* [GIVEN INSTRUCTION] Below are entries. Pull out all lines containing "this".

* [EXERCISE INPUTS]
—————

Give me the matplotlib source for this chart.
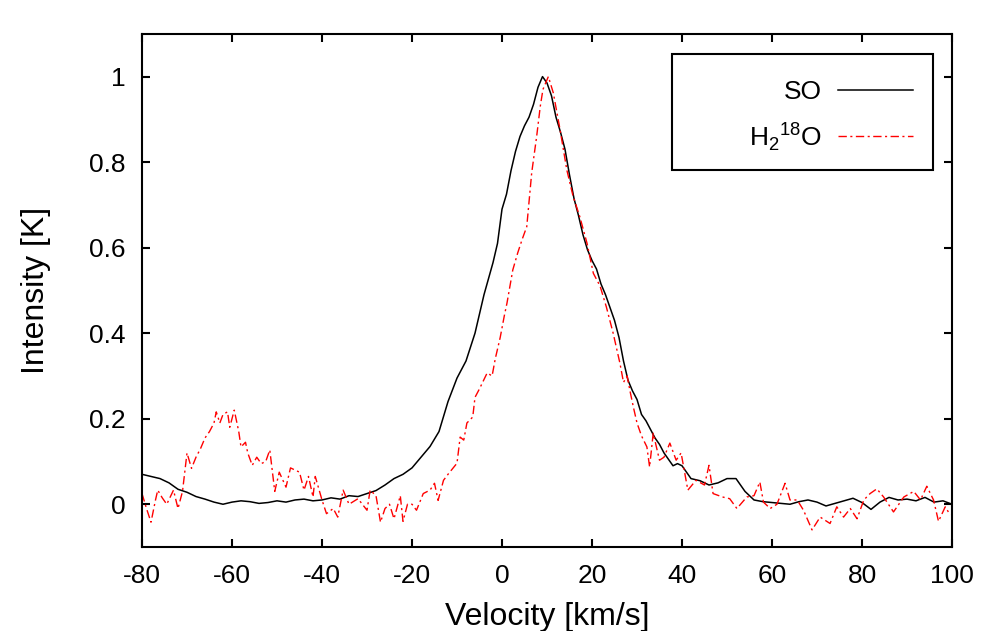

—————

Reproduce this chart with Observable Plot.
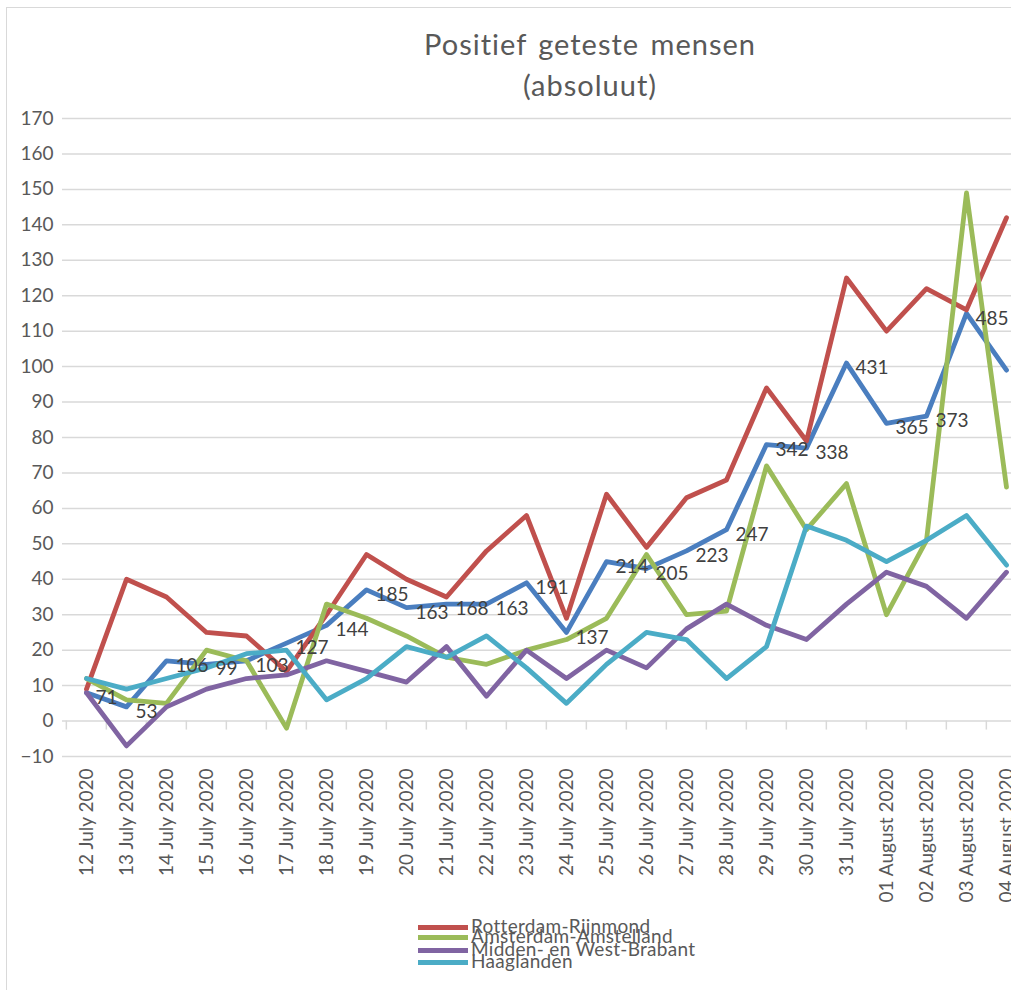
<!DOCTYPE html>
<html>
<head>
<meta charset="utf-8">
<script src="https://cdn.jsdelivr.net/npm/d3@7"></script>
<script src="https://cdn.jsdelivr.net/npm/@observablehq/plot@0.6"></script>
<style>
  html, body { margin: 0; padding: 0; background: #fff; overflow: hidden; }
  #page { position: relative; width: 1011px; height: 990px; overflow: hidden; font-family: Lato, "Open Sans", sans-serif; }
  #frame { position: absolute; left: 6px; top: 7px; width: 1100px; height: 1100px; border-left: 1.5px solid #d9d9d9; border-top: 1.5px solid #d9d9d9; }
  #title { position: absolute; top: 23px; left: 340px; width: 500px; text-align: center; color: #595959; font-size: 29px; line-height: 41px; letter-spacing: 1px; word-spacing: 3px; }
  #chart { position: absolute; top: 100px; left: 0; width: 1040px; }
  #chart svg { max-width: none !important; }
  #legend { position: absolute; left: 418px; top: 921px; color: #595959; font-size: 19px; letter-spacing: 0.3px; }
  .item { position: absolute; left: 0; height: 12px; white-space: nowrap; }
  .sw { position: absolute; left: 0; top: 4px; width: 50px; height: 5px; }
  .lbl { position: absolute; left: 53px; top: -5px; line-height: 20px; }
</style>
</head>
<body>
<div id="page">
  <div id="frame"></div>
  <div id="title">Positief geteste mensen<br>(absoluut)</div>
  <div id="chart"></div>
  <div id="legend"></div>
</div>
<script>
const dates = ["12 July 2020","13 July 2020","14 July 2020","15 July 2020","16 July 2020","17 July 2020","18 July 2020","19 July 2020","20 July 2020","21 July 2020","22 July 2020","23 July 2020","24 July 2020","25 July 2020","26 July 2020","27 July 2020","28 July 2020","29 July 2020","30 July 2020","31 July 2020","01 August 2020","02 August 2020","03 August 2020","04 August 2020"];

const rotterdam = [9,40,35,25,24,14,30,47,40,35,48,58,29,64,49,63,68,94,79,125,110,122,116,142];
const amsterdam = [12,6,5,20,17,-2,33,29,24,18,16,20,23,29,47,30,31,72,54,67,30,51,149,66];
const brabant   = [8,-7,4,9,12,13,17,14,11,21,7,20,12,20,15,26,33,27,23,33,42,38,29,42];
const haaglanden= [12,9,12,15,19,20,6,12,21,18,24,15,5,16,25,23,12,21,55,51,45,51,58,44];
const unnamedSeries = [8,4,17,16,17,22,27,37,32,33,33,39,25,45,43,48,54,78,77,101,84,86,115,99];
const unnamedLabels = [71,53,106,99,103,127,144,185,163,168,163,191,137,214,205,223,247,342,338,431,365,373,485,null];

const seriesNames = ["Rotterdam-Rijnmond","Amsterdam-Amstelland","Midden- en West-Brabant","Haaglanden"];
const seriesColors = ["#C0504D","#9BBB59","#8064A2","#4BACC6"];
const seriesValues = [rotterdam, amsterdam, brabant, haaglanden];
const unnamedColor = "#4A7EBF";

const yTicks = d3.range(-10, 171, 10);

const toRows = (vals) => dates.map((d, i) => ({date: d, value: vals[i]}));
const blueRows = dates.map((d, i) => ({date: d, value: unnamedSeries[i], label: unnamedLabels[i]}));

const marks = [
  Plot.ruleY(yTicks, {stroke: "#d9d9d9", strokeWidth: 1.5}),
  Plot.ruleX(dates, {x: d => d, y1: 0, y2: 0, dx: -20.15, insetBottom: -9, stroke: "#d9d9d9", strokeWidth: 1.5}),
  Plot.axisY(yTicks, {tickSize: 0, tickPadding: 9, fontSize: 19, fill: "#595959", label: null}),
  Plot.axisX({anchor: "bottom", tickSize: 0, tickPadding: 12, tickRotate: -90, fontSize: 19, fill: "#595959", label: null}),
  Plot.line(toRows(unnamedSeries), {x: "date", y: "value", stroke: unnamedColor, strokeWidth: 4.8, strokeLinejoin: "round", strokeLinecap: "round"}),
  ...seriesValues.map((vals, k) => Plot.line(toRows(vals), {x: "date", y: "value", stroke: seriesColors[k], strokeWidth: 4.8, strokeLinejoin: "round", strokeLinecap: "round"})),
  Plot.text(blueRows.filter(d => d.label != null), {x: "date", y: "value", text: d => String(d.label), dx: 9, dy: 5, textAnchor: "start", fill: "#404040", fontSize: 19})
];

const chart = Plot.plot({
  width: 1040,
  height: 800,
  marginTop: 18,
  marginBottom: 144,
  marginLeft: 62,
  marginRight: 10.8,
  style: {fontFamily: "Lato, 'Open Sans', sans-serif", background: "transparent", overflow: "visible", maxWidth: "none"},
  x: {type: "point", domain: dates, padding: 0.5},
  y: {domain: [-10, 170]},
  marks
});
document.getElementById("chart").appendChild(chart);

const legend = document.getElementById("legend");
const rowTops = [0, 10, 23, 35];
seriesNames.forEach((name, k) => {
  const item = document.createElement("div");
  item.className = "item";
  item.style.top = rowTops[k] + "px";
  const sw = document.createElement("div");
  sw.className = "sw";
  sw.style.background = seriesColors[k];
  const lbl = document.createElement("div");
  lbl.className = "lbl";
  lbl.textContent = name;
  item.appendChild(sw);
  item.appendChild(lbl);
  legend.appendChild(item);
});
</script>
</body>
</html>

—————

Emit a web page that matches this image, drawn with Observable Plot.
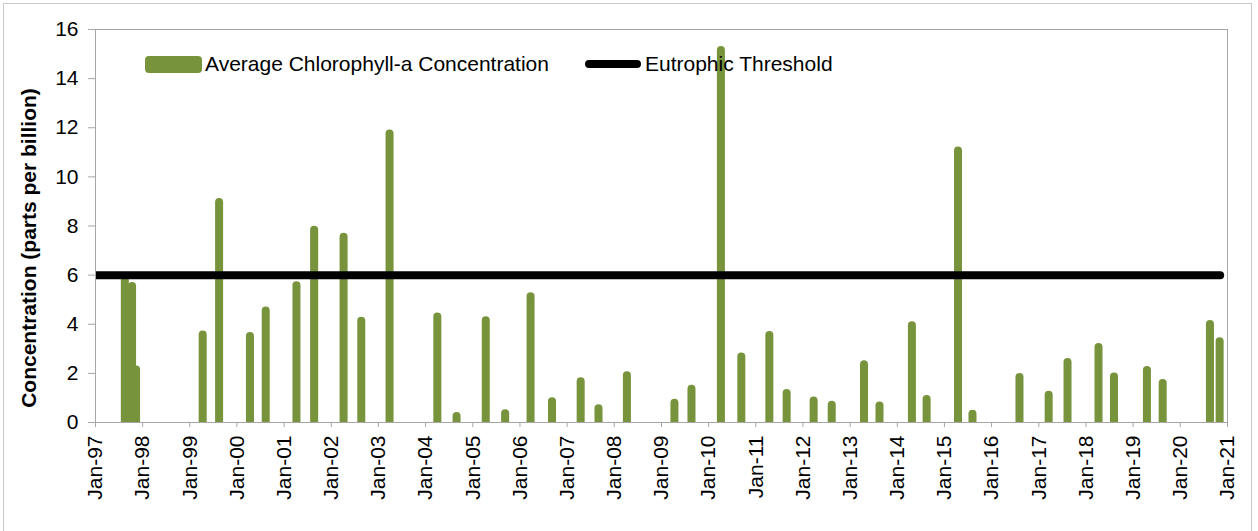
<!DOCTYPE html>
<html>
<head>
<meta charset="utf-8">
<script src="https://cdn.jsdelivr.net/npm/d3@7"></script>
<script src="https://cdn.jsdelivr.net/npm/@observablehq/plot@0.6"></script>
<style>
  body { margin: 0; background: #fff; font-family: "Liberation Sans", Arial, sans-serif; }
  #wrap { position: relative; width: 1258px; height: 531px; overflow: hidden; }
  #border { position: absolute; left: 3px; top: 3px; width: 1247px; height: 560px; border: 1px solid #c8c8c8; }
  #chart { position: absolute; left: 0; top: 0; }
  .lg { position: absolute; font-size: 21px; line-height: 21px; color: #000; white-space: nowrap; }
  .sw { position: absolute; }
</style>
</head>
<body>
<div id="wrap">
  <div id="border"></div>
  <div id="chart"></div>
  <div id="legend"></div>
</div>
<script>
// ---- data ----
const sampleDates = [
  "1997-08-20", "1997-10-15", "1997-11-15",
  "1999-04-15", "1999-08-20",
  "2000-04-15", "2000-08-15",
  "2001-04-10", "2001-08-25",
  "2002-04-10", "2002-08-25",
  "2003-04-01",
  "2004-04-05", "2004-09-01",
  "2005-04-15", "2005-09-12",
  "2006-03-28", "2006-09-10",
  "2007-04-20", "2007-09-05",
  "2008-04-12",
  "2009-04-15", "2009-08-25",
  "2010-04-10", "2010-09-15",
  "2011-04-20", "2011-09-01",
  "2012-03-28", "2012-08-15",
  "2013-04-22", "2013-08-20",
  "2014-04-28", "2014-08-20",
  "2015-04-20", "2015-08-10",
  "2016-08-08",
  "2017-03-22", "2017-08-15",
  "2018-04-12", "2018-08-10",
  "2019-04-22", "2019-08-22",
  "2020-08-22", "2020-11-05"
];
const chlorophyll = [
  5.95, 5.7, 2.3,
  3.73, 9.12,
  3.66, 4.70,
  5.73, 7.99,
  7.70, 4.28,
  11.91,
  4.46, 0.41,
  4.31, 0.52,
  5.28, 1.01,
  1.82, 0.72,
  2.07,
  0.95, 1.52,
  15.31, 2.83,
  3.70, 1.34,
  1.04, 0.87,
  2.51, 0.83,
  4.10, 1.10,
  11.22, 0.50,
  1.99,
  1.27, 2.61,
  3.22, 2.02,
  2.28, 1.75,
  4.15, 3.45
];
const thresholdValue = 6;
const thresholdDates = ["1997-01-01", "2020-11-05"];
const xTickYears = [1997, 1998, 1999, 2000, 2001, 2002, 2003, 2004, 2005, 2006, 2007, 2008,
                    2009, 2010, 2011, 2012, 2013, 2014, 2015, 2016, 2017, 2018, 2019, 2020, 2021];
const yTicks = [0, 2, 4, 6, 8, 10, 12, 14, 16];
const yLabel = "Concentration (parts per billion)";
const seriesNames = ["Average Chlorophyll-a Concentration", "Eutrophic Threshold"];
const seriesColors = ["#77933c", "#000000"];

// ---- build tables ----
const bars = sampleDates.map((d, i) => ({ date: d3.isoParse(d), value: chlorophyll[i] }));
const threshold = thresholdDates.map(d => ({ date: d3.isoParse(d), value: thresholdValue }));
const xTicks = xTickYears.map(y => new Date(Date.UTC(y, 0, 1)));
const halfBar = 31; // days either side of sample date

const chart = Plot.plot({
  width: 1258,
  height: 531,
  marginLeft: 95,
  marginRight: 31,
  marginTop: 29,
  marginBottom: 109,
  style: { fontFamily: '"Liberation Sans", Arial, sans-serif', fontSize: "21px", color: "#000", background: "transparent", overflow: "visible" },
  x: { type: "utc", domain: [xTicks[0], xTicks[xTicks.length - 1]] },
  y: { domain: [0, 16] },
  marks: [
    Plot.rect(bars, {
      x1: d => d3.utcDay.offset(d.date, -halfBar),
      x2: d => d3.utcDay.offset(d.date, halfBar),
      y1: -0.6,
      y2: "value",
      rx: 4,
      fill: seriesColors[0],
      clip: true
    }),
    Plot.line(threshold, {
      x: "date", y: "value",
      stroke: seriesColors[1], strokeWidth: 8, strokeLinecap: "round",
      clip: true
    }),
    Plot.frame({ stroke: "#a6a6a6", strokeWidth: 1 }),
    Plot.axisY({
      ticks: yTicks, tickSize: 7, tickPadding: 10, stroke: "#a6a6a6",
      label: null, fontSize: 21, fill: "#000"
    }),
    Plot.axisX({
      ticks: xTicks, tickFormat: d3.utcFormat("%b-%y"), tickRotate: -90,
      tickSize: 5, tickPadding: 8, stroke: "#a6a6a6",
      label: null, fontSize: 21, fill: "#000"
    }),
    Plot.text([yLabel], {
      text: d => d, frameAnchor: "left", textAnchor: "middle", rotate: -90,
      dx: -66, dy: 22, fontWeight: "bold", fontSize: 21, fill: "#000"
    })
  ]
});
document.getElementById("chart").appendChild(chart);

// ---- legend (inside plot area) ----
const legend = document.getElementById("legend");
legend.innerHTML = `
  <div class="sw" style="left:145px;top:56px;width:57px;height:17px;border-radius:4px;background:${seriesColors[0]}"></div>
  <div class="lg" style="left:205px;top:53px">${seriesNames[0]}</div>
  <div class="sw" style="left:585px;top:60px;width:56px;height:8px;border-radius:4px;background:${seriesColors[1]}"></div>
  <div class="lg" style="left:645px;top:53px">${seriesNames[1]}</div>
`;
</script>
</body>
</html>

—————

* [RESPONSE]
Give me the matplotlib source for this chart.
Reproduce this chart with Observable Plot.
Emit a web page that matches this image, drawn with Observable Plot.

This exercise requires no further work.